In that case some important Arab was needed to lead the raid from Azrak. Nasir, the usual pioneer who had led the Akaba expedition, was away. But Ali ibn el Hussein was available, the young Harith chief whom Lawrence had met disguised in his first ride to see Feisal a year before, and who had lately been active in raids on the railway down the line just above Davenport’s section. Ali knew Syria, for he had been, with Feisal, the forced guest of the Turkish general Jemal at Damascus. Besides, his courage, resource and energy were proved, and no adventure had ever been too great or disaster too deep but Ali had faced it with his high yell of a laugh. He was so strong that he would kneel down, resting his forearms palm upwards on the ground, and rise to his feet with a man standing on each hand. He could also outstrip a trotting camel running with bare feet, keep his speed for a quarter of a mile, and then leap into the saddle. He was headstrong and conceited, reckless in word and deed, and the most admired fighter in the Arab forces. Ali would win over the tribe of Beni Sakhr, who were half-peasants, half-Bedouin, on the southern border of Syria. There were good hopes also of securing the Serahin, the tribe about Azrak, and there were others farther north on whom they might count for help.

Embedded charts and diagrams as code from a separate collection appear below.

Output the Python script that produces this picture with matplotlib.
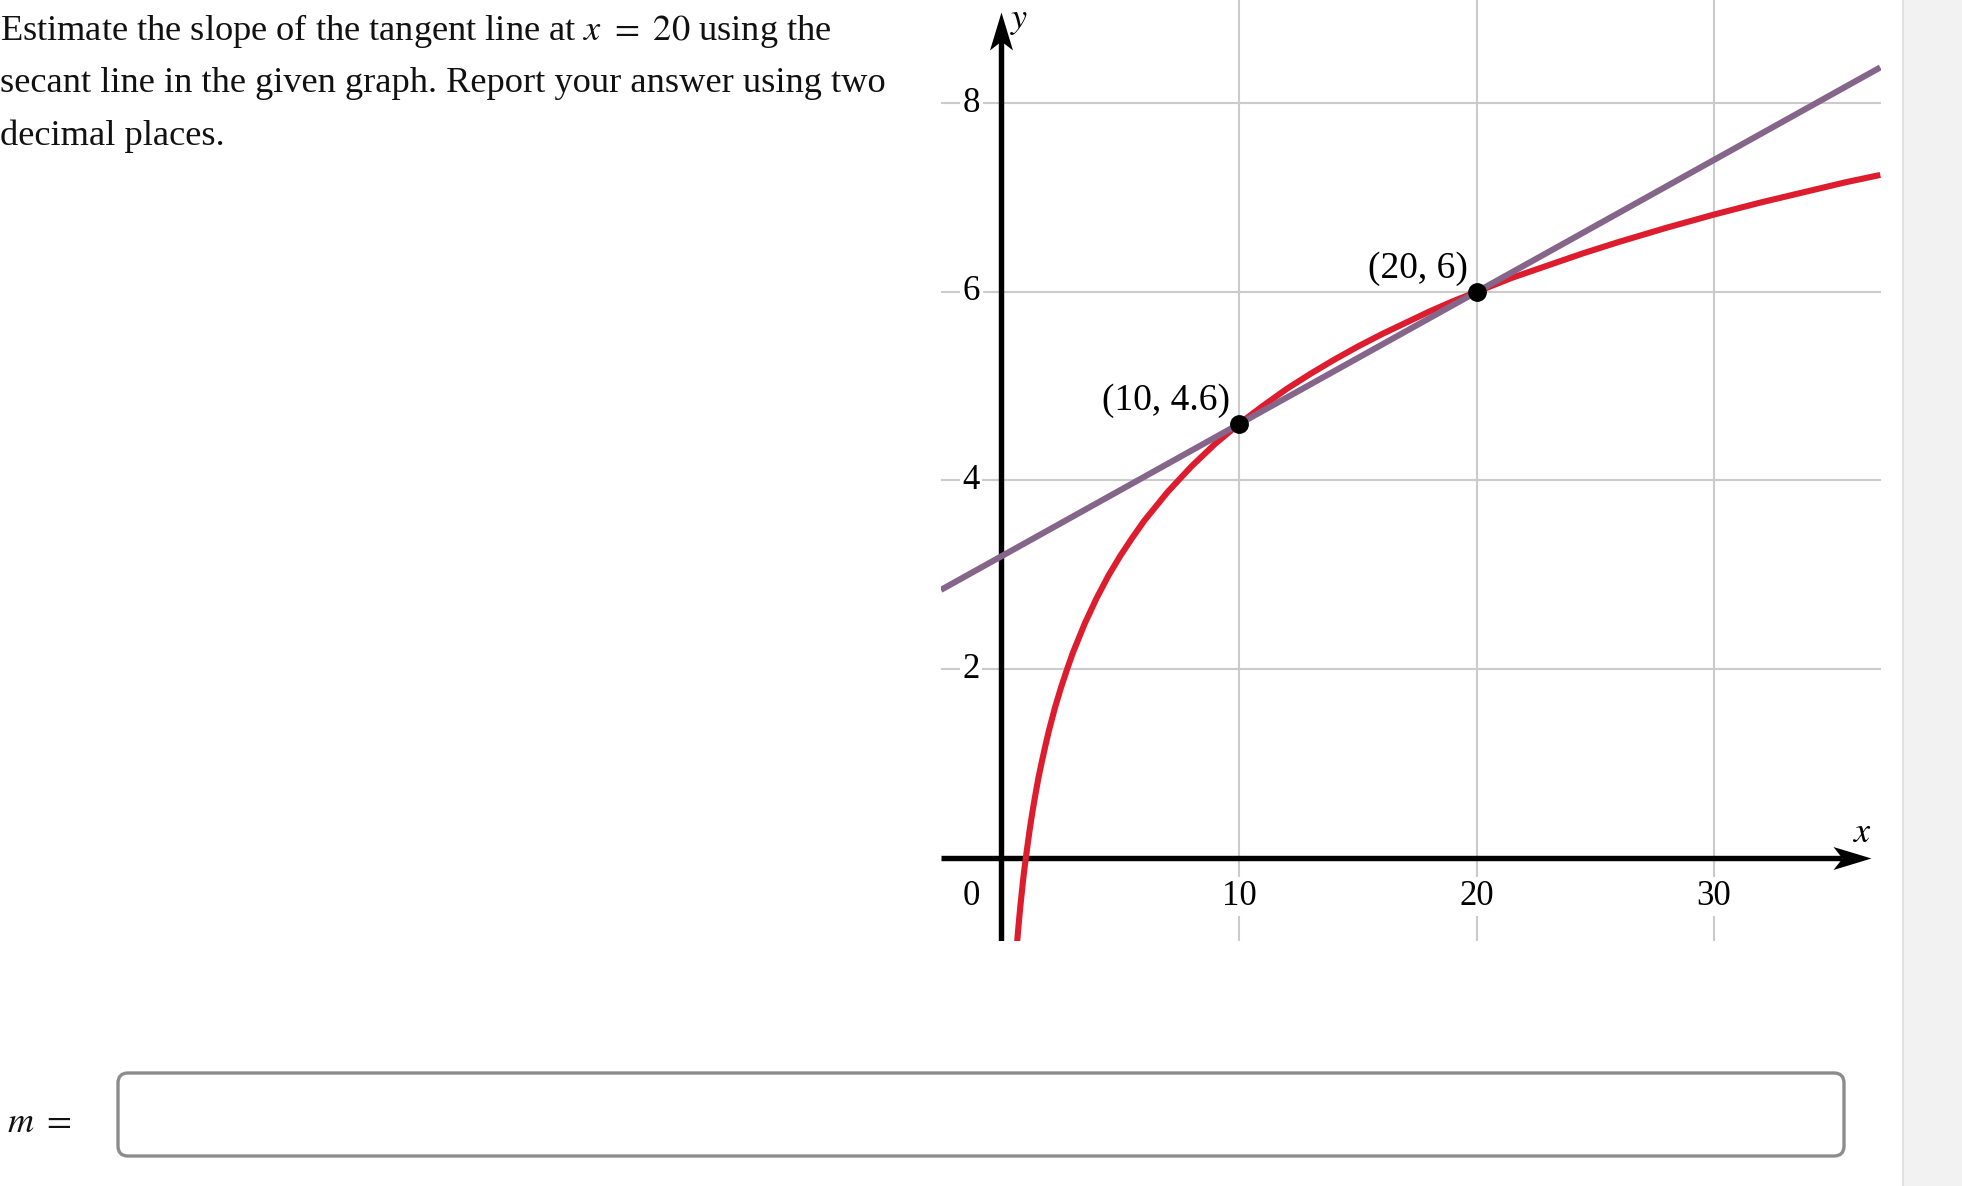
import matplotlib
matplotlib.use("Agg")
import matplotlib.pyplot as plt
from matplotlib.patches import FancyBboxPatch, Rectangle

plt.rcParams['font.family'] = ['Liberation Serif', 'DejaVu Serif']
plt.rcParams['mathtext.fontset'] = 'stix'

# ---- data ----
curve_x = [0.62, 0.66, 0.70, 0.75, 0.80, 0.85, 0.90, 0.95, 1.0, 1.1, 1.2, 1.3, 1.4, 1.55,
           1.7, 1.85, 2.0, 2.25, 2.5, 2.75, 3.0, 3.5, 4.0, 4.5, 5.0, 5.5, 6.0, 7.0, 8.0,
           9.0, 10.0, 11.0, 12.0, 13.0, 14.0, 15.0, 16.0, 17.0, 18.0, 19.0, 20.0, 21.5,
           23.0, 24.5, 26.0, 28.0, 30.0, 32.0, 34.0, 35.5, 37.0]
curve_y = [-1.02, -0.89, -0.77, -0.63, -0.50, -0.38, -0.26, -0.15, -0.05, 0.14, 0.32, 0.48,
           0.63, 0.84, 1.02, 1.19, 1.35, 1.59, 1.80, 1.99, 2.17, 2.48, 2.75, 2.99, 3.20, 3.39,
           3.57, 3.88, 4.15, 4.39, 4.60, 4.79, 4.97, 5.13, 5.28, 5.42, 5.55, 5.67, 5.79, 5.90,
           6.00, 6.15, 6.28, 6.41, 6.53, 6.68, 6.82, 6.95, 7.07, 7.16, 7.24]
secant_x = [-2.55, 37.0]
secant_y = [2.84, 8.38]
point_x = [10, 20]
point_y = [4.6, 6]
point_labels = ["(10, 4.6)", "(20, 6)"]
x_ticks = [10, 20, 30]
y_ticks = [2, 4, 6, 8]
question_lines = ["Estimate the slope of the tangent line at $x\\ =\\ 20$ using the",
                  "secant line in the given graph. Report your answer using two",
                  "decimal places."]

W, H = 1962, 1186
fig = plt.figure(figsize=(W / 100, H / 100), dpi=100)

# ---- page overlay in pixel coordinates ----
bg = fig.add_axes([0, 0, 1, 1], zorder=0)
bg.set_xlim(0, W)
bg.set_ylim(H, 0)
bg.axis('off')
bg.add_patch(Rectangle((1902, 0), 60, H, facecolor='#f2f2f2', edgecolor='none'))
bg.plot([1902.5, 1902.5], [0, H], color='#dedede', lw=1.2)
for i, line in enumerate(question_lines):
    bg.text(0, 40 + i * 52.5, line, fontsize=26.2, va='baseline', ha='left', color='#111111')
bg.text(7, 1123, "$m\\ =$", fontsize=26, va='center', ha='left', color='#111111')
bg.add_patch(FancyBboxPatch((118, 1073), 1726, 83,
                            boxstyle="round,pad=0,rounding_size=10",
                            facecolor='white', edgecolor='#8c8c8c', lw=2.4))

# ---- graph ----
ax = fig.add_axes([941 / W, 245 / H, 940 / W, 941 / H], zorder=1)
ax.patch.set_alpha(0)
xmin, xmax = -2.547, 37.03
ymin, ymax = -0.883, 9.095
ax.set_xlim(xmin, xmax)
ax.set_ylim(ymin, ymax)
for s in ax.spines.values():
    s.set_visible(False)
ax.set_xticks([])
ax.set_yticks([])

grid_c = '#cbcbcb'
for xv in x_ticks:
    ax.axvline(xv, color=grid_c, lw=1.5, zorder=1)
for yv in y_ticks:
    ax.axhline(yv, color=grid_c, lw=1.5, zorder=1)

# axes with arrows
x_tip, y_tip = 36.6, 8.97
ax.plot([xmin, x_tip - 1.2], [0, 0], color='black', lw=3.9, zorder=3, solid_capstyle='butt')
ax.plot([0, 0], [ymin, y_tip - 0.3], color='black', lw=3.9, zorder=3, solid_capstyle='butt')
arrow_r = [(0, 0), (-38, 11.5), (-29, 0), (-38, -11.5), (0, 0)]
arrow_u = [(-y, x) for (x, y) in arrow_r]
ax.plot([x_tip], [0], marker=arrow_r, markersize=54.7, color='black', mec='none', zorder=4, clip_on=False)
ax.plot([0], [y_tip], marker=arrow_u, markersize=54.7, color='black', mec='none', zorder=4, clip_on=False)
ax.text(36.25, 0.26, "$x$", fontsize=26, ha='center', va='center', zorder=5)
ax.text(0.75, 8.88, "$y$", fontsize=26, ha='center', va='center', zorder=5, clip_on=False)

# tick labels with white background
bb = dict(facecolor='white', edgecolor='none', pad=2)
for yv in y_ticks:
    ax.text(-1.28, yv, str(yv), fontsize=25, ha='center', va='center', bbox=bb, zorder=2)
for xv in x_ticks:
    ax.text(xv, -0.41, str(xv), fontsize=25, ha='center', va='center', bbox=bb, zorder=2)
ax.text(-1.28, -0.41, "0", fontsize=25, ha='center', va='center', bbox=bb, zorder=2)

# curves
ax.plot(curve_x, curve_y, color='#dd1c2e', lw=4.4, zorder=5, solid_capstyle='butt',
        solid_joinstyle='round')
ax.plot(secant_x, secant_y, color='#86658a', lw=4.4, zorder=6, solid_capstyle='butt')
ax.plot(point_x, point_y, 'o', color='black', markersize=12.5, zorder=7)
for px, py, lab in zip(point_x, point_y, point_labels):
    ax.annotate(lab, (px, py), xytext=(-6.5, 17), textcoords='offset points',
                fontsize=27, ha='right', va='center', zorder=8)

fig.savefig("out.png", dpi=100)
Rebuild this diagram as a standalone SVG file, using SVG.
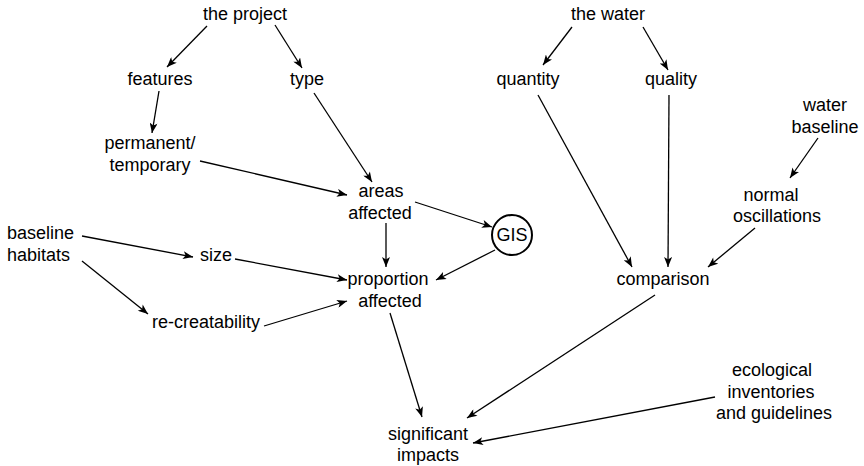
<svg xmlns="http://www.w3.org/2000/svg" width="864" height="466" viewBox="0 0 864 466">
  <defs>
    <marker id="arrow" viewBox="0 0 10 8" refX="10" refY="4" markerWidth="11" markerHeight="8" markerUnits="userSpaceOnUse" orient="auto">
      <path d="M0,0 L10,4 L0,8 L2.5,4 Z" fill="#000"/>
    </marker>
  </defs>
  <style>
    text { font-family: "Liberation Sans", Arial, sans-serif; font-size: 18px; fill: #000; text-anchor: middle; }
    .left { text-anchor: start; }
    .edge { stroke: #000; stroke-width: 1.3; fill: none; marker-end: url(#arrow); }
    .ring { stroke: #000; stroke-width: 2; fill: #fff; }
  </style>
  <rect width="864" height="466" fill="#fff"/>

  <g id="connectors">
    <line class="edge" x1="207" y1="26" x2="167" y2="67"/>
    <line class="edge" x1="275" y1="25" x2="302" y2="68"/>
    <line class="edge" x1="159" y1="91" x2="152" y2="133"/>
    <line class="edge" x1="314" y1="93" x2="372" y2="182"/>
    <line class="edge" x1="200" y1="161" x2="347" y2="195"/>
    <line class="edge" x1="415" y1="202" x2="492" y2="227"/>
    <line class="edge" x1="386" y1="223" x2="386" y2="267"/>
    <line class="edge" x1="495" y1="250" x2="436" y2="280"/>
    <line class="edge" x1="82" y1="236" x2="193" y2="257"/>
    <line class="edge" x1="82" y1="261" x2="148" y2="314"/>
    <line class="edge" x1="235" y1="259" x2="347" y2="280"/>
    <line class="edge" x1="264" y1="326" x2="347" y2="301"/>
    <line class="edge" x1="572" y1="27" x2="543" y2="65"/>
    <line class="edge" x1="643" y1="27" x2="668" y2="70"/>
    <line class="edge" x1="538" y1="95" x2="632" y2="267"/>
    <line class="edge" x1="669" y1="95" x2="668" y2="267"/>
    <line class="edge" x1="818" y1="138" x2="790" y2="178"/>
    <line class="edge" x1="755" y1="228" x2="708" y2="267"/>
    <line class="edge" x1="390" y1="313" x2="422" y2="417"/>
    <line class="edge" x1="655" y1="295" x2="467" y2="418"/>
    <line class="edge" x1="715" y1="397" x2="473" y2="443"/>
  </g>

  <g id="the-project"><text x="245" y="20">the project</text></g>
  <g id="features"><text x="160" y="85">features</text></g>
  <g id="type"><text x="307" y="85">type</text></g>
  <g id="permanent-temporary">
    <text x="150" y="149">permanent/</text>
    <text x="150" y="171">temporary</text>
  </g>
  <g id="areas-affected">
    <text x="381" y="197">areas</text>
    <text x="380" y="219">affected</text>
  </g>
  <g id="gis">
    <circle class="ring" cx="512" cy="235" r="20"/>
    <text x="512" y="241">GIS</text>
  </g>
  <g id="baseline-habitats">
    <text class="left" x="7" y="239">baseline</text>
    <text class="left" x="7" y="261">habitats</text>
  </g>
  <g id="size"><text x="216" y="261">size</text></g>
  <g id="re-creatability"><text x="206" y="328">re-creatability</text></g>
  <g id="proportion-affected">
    <text x="388" y="285">proportion</text>
    <text x="390" y="307">affected</text>
  </g>
  <g id="the-water"><text x="608" y="20">the water</text></g>
  <g id="quantity"><text x="528" y="85">quantity</text></g>
  <g id="quality"><text x="671" y="85">quality</text></g>
  <g id="water-baseline">
    <text x="825" y="111">water</text>
    <text x="825" y="133">baseline</text>
  </g>
  <g id="normal-oscillations">
    <text x="771" y="201">normal</text>
    <text x="777" y="222">oscillations</text>
  </g>
  <g id="comparison"><text x="663" y="285">comparison</text></g>
  <g id="ecological-inventories">
    <text x="772" y="376">ecological</text>
    <text x="771" y="398">inventories</text>
    <text x="774" y="419">and guidelines</text>
  </g>
  <g id="significant-impacts">
    <text x="428" y="440">significant</text>
    <text x="428" y="461">impacts</text>
  </g>
</svg>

Lawrence’s plan was to rush from Azrak to the Yarmuk village which was the ancient Gadara; it commanded the most westerly of the two most important bridges, a huge steel erection guarded by a force of sixty men quartered in a railway station close by. No more than half a dozen sentries were, however, stationed actually on the girders and abutments of the bridge itself, as Lawrence had learned on his previous ride to Damascus through this country. He hoped to take some of Auda’s tough Abu Tayi Howeitat with him under Zaal. They would make certain the actual storming of the bridge. To prevent enemy reinforcements coming up, machine-guns would sweep the approaches to the bridge; the men to handle these were a party of Mohammedan Indian cavalrymen, now mounted on camels, under command of Jemadar Hassan Shah, a firm and experienced man. They had been up-country from Wejh for months, destroying rails, and might be assumed to be by now expert camel-riders. The destruction of the great steel girders with only small weights of explosive was a problem. Lawrence decided to fix the charges in place with canvas strips and buckles and fire them electrically. But this was a dangerous task under fire, so Wood, an engineer officer at Akaba, came as a substitute in case Lawrence might be hit. Wood had been condemned as unfit for active service on the Western front after a bullet through the head.